A rescue package pending in Congress would allow duty-free access to U.S. markets for garments assembled in Haiti using fabrics from third countries. The legislation, known as the Haitian Hemispheric Opportunity through Partnership Encouragement Act, also called HOPE, is a modest measure; it is certainly no panacea for the Haitian economy. But apparel-making plants that close are relatively easy to reopen, and HOPE could help kick-start the Haitian economy by quickly getting 10,000 or more people working again. In a country as poor as Haiti, where a majority of the population survives on less than $2 a day and four out of five adults are jobless or underemployed, those jobs would be a lifeline for thousands of families.

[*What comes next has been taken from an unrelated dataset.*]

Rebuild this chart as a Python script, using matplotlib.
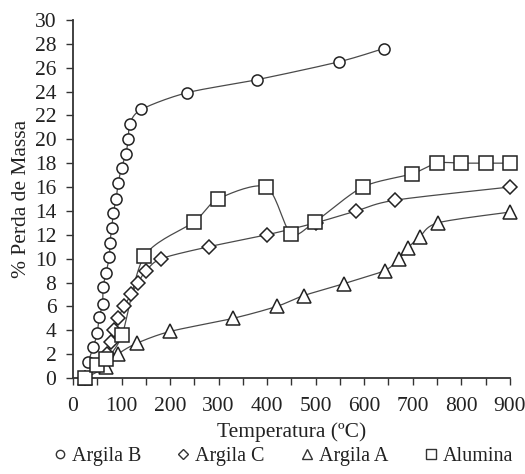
import numpy as np
import matplotlib
matplotlib.use("Agg")
import matplotlib.pyplot as plt
from matplotlib.lines import Line2D

plt.rcParams['font.family'] = ['Liberation Serif', 'DejaVu Serif']

# Data
argila_b_x = [31, 42, 50, 54, 61, 62, 68, 75, 76, 80, 83, 89, 93, 100, 109, 114, 117, 141, 235, 380, 549, 640]
argila_b_y = [1.3, 2.6, 3.8, 5.1, 6.2, 7.6, 8.8, 10.1, 11.3, 12.6, 13.8, 15.0, 16.3, 17.6, 18.8, 20.0, 21.3, 22.5, 23.9, 25.0, 26.5, 27.6]

argila_c_x = [25, 55, 70, 78, 85, 93, 105, 120, 134, 151, 182, 280, 400, 500, 584, 664, 900]
argila_c_y = [0, 1.0, 2.0, 3.0, 4.0, 5.0, 6.0, 7.0, 8.0, 9.0, 10.0, 11.0, 12.0, 13.0, 14.0, 14.9, 16.0]

argila_a_x = [25, 69, 93, 131, 200, 330, 420, 475, 558, 642, 672, 690, 714, 752, 900]
argila_a_y = [0, 0.95, 2.0, 2.9, 3.9, 5.0, 6.0, 6.9, 7.9, 9.0, 10.0, 10.9, 11.8, 13.0, 13.9]

alumina_x = [25, 49, 68, 101, 147, 250, 299, 398, 449, 499, 597, 698, 750, 800, 850, 900]
alumina_y = [0, 1.1, 1.6, 3.6, 10.2, 13.1, 15.0, 16.0, 12.1, 13.1, 16.0, 17.1, 18.0, 18.0, 18.0, 18.0]

x_ticks = list(range(0, 901, 50))
x_labels = [str(t) if t % 100 == 0 else '' for t in x_ticks]
y_ticks = list(range(0, 31, 2))


def smooth(xs, ys, n=20):
    # Catmull-Rom style curve through the points (like Excel smoothed lines)
    p = np.column_stack([xs, ys]).astype(float)
    out = []
    for i in range(len(p) - 1):
        p0 = p[i - 1] if i > 0 else p[i]
        p1, p2 = p[i], p[i + 1]
        p3 = p[i + 2] if i + 2 < len(p) else p[i + 1]
        c1 = p1 + (p2 - p0) / 7.0
        c2 = p2 - (p3 - p1) / 7.0
        t = np.linspace(0, 1, n)[:, None]
        seg = ((1 - t) ** 3) * p1 + 3 * ((1 - t) ** 2) * t * c1 + 3 * (1 - t) * t ** 2 * c2 + t ** 3 * p2
        out.append(seg)
    s = np.vstack(out)
    return s[:, 0], s[:, 1]


fig = plt.figure(figsize=(5.25, 4.74), dpi=100)
ax = fig.add_axes([0.139, 0.2025, 0.832, 0.7555])

series = [
    (argila_b_x, argila_b_y, 'o', 8),
    (argila_c_x, argila_c_y, 'D', 6.8),
    (argila_a_x, argila_a_y, '^', 9.5),
    (alumina_x, alumina_y, 's', 10),
]
line_color = '#4a4a4a'
for xs, ys, m, ms in series:
    sx, sy = smooth(xs, ys)
    ax.plot(sx, sy, color=line_color, lw=0.9, zorder=2)
    ax.plot(xs, ys, linestyle='none', marker=m, markersize=ms, markerfacecolor='white',
            markeredgecolor='#222222', markeredgewidth=1.1, clip_on=False, zorder=3)

ax.set_xlim(0, 900)
ax.set_ylim(0, 30)
ax.set_xticks(x_ticks)
ax.set_xticklabels(x_labels)
ax.set_yticks(y_ticks)

for side in ['top', 'right']:
    ax.spines[side].set_visible(False)
for side in ['left', 'bottom']:
    ax.spines[side].set_color('#333333')
    ax.spines[side].set_linewidth(1.3)

ax.tick_params(axis='both', direction='out', length=5, width=1, color='#333333',
               labelsize=15.5, labelcolor='#222222')
ax.tick_params(axis='x', pad=9)
ax.tick_params(axis='y', pad=7)

ax.set_xlabel('Temperatura (ºC)', fontsize=15.5, color='#222222', labelpad=4)
ax.set_ylabel('% Perda de Massa', fontsize=15.5, color='#222222', labelpad=3)

handles = [
    Line2D([], [], linestyle='none', marker='o', markersize=6, markerfacecolor='white', markeredgecolor='#333333'),
    Line2D([], [], linestyle='none', marker='D', markersize=5, markerfacecolor='white', markeredgecolor='#333333'),
    Line2D([], [], linestyle='none', marker='^', markersize=7, markerfacecolor='white', markeredgecolor='#333333'),
    Line2D([], [], linestyle='none', marker='s', markersize=7, markerfacecolor='white', markeredgecolor='#333333'),
]
labels = ['Argila B', 'Argila C', 'Argila A', 'Alumina']
fig.legend(handles, labels, loc='lower center', bbox_to_anchor=(0.54, -0.022), ncol=4,
           frameon=False, fontsize=14.5, handlelength=0.6, handletextpad=0.3, columnspacing=1.8,
           labelcolor='#222222')

fig.savefig('out.png', dpi=100)
plt.close(fig)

Predictably, HOPE is opposed by textile industry lobbyists and Southern lawmakers who are doing their bidding. But among HOPE's advocates on the House Ways and Means Committee are both the top Republican (California Rep. Bill Thomas) and the top Democrat (New York Rep. Charles Rangel). After two interventions by U.S. forces in the past 12 years, Haiti inaugurated a democratically elected president this year and has lately enjoyed what passes there for relative political stability. After 15 years of political turmoil, violent unrest and economic mismanagement, this looks like a rare opportunity to consolidate tentative progress in Haiti. Congress shouldn't miss it.